S’il n’y a qu’un psychologue pour desservir la communauté, l’intérêt supérieur du client est de recevoir un service professionnel. Puisqu’il est impossible d’offrir le meilleur service possible (des psychologues différents pour les différents membres de la famille), le psychologue pourrait appliquer le principe du moindre mal. Ainsi, entre n’offrir aucun service, ce qui pourrait nuire au client, et offrir un service malgré la situation de conflit d’intérêts, il cherchera à aménager un service qui sera acceptable malgré une situation imparfaite.

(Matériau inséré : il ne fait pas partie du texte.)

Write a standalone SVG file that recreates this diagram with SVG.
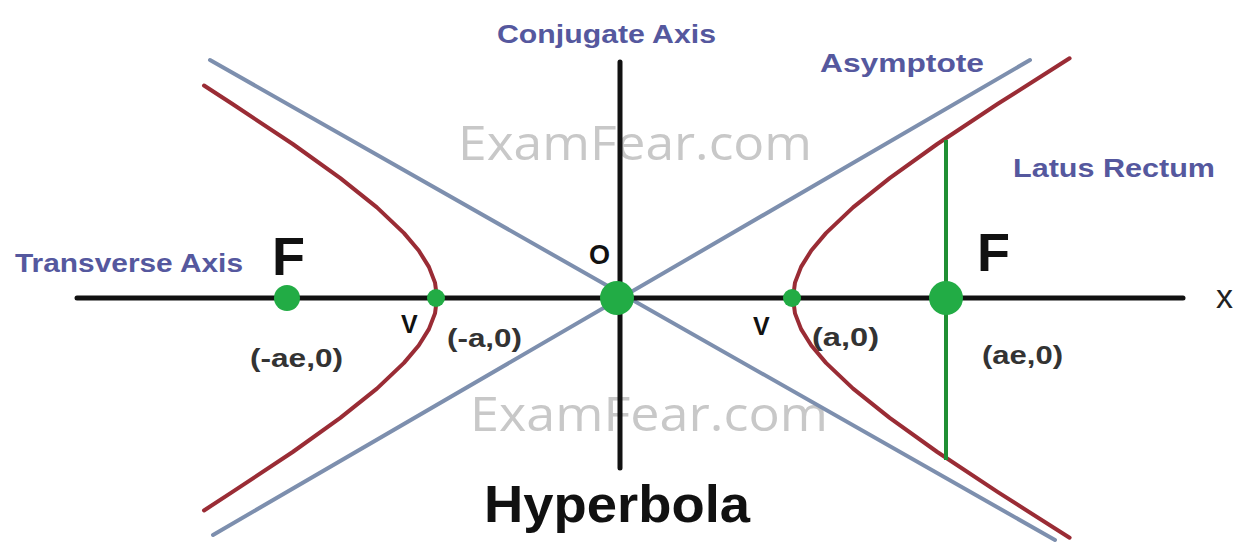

Par contre, s’il est impossible d’offrir un service de qualité, le psychologue veillera à ce que le service puisse être modifié, adapté et offert par un autre professionnel qui interviendra en respectant son champ de compétence… s’il en existe sur le territoire. Dans le pire des cas, le psychologue pourrait recommander de consulter à l’extérieur du territoire si les ressources le permettent.

Le défi du psychologue résidant au sein de la communauté

Le psychologue qui réside au sein de la communauté fait face à un défi de taille : garder sa posture professionnelle tout en manifestant de l’intérêt pour la communauté d’accueil. Un des pièges à éviter est de devenir l’ami de son client. Cette frontière ne devrait jamais être franchie. Il peut établir avec le client que celui-ci pourrait le saluer, avoir des rapports cordiaux, mais jamais de l’ordre de l’amitié (art. 26 du Code de déontologie). Le psychologue pourrait refuser tout cadeau ayant un aspect personnel (produit de la chasse, de la pêche) afin de ne pas se sentir lié personnellement à ses clients (art. 34 du Code de déontologie).

Il évitera de participer à des parties de chasse et de pêche avec ses clients (art. 25, 30 et 34 du Code de déontologie). Cela n’empêche pas le psychologue de participer à des parties de chasse ou de pêche. Il pourrait accepter d’y être initié par d’autres personnes que ses propres clients. Bref, le psychologue utilisera son jugement professionnel à l’égard de toute invitation à prendre part à un événement communautaire afin que sa participation soit perçue comme un geste de respect envers la communauté et non comme un geste invasif dans la vie privée des membres qui le consultent.

En conclusion

Le dialogue entre le psychologue et la communauté permet d’élaborer un cadre d’intervention qui respecte les traditions et la rigueur déontologique à la fois. Cela nécessite une réflexion pour trouver les bons accommodements. La relation de confiance qui s’établira entre le psychologue et la communauté permettra à cette dernière d’avoir accès à des services de qualité, à des professionnels qui ont à cœur d’offrir le meilleur service possible en vertu des circonstances.

Bibliographie

Gouvernement du Québec. Code de déontologie des psychologues (C-26, r. 212).